- Born: 28 March 1801
- Died: 2 January 1845 (aged 43)
- Occupation: Architect

= Alfred Bartholomew =

English architect, editor and author (1801–1845)

Alfred Bartholomew (28 March 1801 – 2 January 1845), was an English architect, editor and author. He was editor of The Builder, and author of several works upon practical architectural questions.

==Writings==
His writing include Specifications for Practical Architecture, which is a compilation of forms of documents deemed to be necessary for the execution of detail work in buildings; a paper entitled "Hints relative to the Construction of Fireproof Dwellings" (London 1839); both of which were well received, though now of little professional value; and a synopsis of the Metropolitan Buildings Act 1844, first published in The Builder, and revised and corrected for separate publication, under the title of Cyclopædia of the New Metropolitan Building Act, by the author only a few weeks before his death. During his editorship of The Builder in 1844, Bartholomew also contributed many articles upon various professional subjects to its columns, and under his editorship the circulation of the journal increased.

==Life==
Originally destined for commercial life, young Bartholomew received only the moderate education of a middle-class school. But having manifested a decided aptitude for mathematics, his parents articled him to J. H. Good, architect, of Hatton Garden, a pupil of John Soane. Bartholomew devoted himself enthusiastically to this profession. He studied the classic style in the greatest of Soane's works, the Bank of England, the details of which he used to spend much of his time in measuring. But his master's employment in ecclesiastical work soon diverted him to the more congenial study of Gothic, especially church Gothic, architecture, his enthusiasm for which led to the foundation of a society, of which he was one of the earliest and most ardent members, of "Freemasons of the Church, for the recovery, maintenance, and furtherance of the true principles and practice of architecture". To the same period of mental development may also be assigned his publication, in 1831, of Sacred Lyrics, being an attempt to render the Psalms of David more applicable to parochial psalmody.

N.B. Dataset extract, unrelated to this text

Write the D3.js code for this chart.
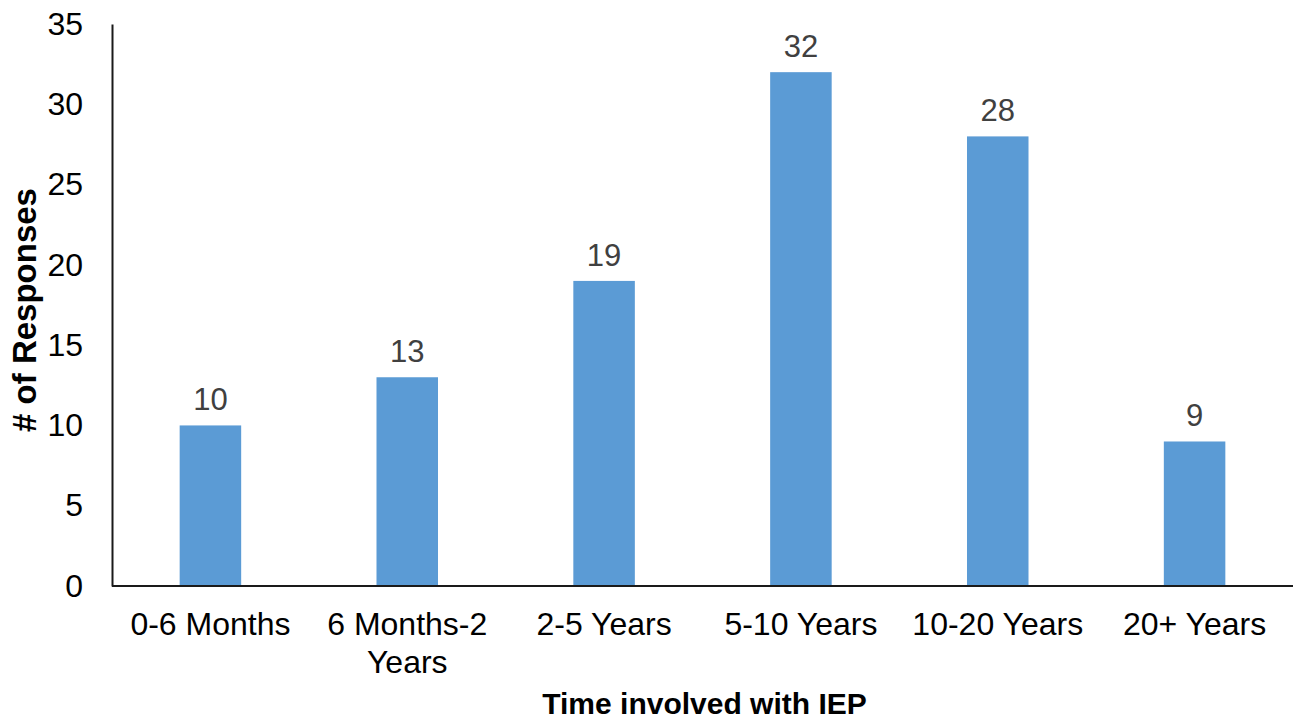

Although certainly superior, in freedom and grace of expression at least, to previous versions of the Psalms used in England, and praised as such by various of the bishops in private letters to the author, this attempt did not prove successful, and has now been long ago forgotten. Afterwards the poet devoted himself more exclusively to architecture, and, in the course of the few years that remained to him of life, produced the various works we have named, and earned for himself the respect and esteem of his professional brethren. A few weeks before his death he canvassed successfully for the post of district surveyor of Hornsey. His exertions brought on an attack of rheumatic gout and fever, upon which bronchitis fatally supervened, and he died in his house in Gray's Inn, London, at the age of forty-four.